History Of Bansud
Bansud municipality was formerly part of Bongabong municipality, Oriental Mindoro.
Mr. Jose Leido Sr. the former congressman of Oriental Mindoron sponsored the creation and the separation of Bansud from Bongabong to be one of the youngest municipalities in Oriental Mindoro. By virtue of Republic Act 2514, Bansud became a municipality on July 4, 1959 and approved by the late President Carlos P. Garcia.
Bansud celebrates its Foundation day coinciding with the Philippine - American Friendship day that is held annually on the 4th of July.
The municipality of Bansud is located at the center of Oriental Mindoro and lies on the mouth of Calapan Bay between Mt. Halcon and Mt. Sapul, and along the coast of Tablas Strait. It is bounded by the municipality of Gloria on the North; the municipality of Bongabong on the South; the Tablas Strait on the East; and extends as far as the mountains of Occidental Mindoro to the West. It is 91 kms. from the provincial capital, Calapan.

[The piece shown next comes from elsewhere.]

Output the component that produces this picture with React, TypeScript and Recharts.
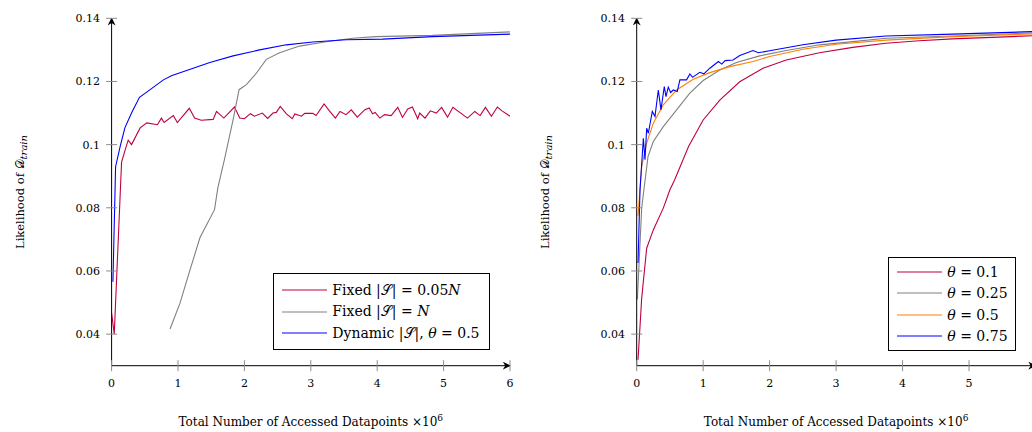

The municipality has a land area of 34,724 hectares, of which 68% is a forest zon. The 1995 census placed the population at 31,901.
Bansud is composed of thirteen barangays. These are Pag-asa; Pobalcion; Bansud Proper; Conrazon; Alcadesma; Proper Tiguisan; Rosacara; Salcedo; Sumagui; Villapagasa; Mahinla; Malo and Bato.
The Mangyan were the first settlers of Mindoro. They settled in the lands near the Bansud river. The delta provides fertile soil for these first inhabitants. Abundance of agricultural produce and fishing among the settlers was predominant. They lived in a peaceful settlement until new settlers from the islands of Marinduque and Visayas moved in.
The new settlers ask what the place was called. The Mangyan call their place as basud, which means delta. In the many years that followed, Basud eventually was changed to Bansud. Today, Bansud municipality is inhabited by the Tagalog, Visayan, Ilocano and Bicolano.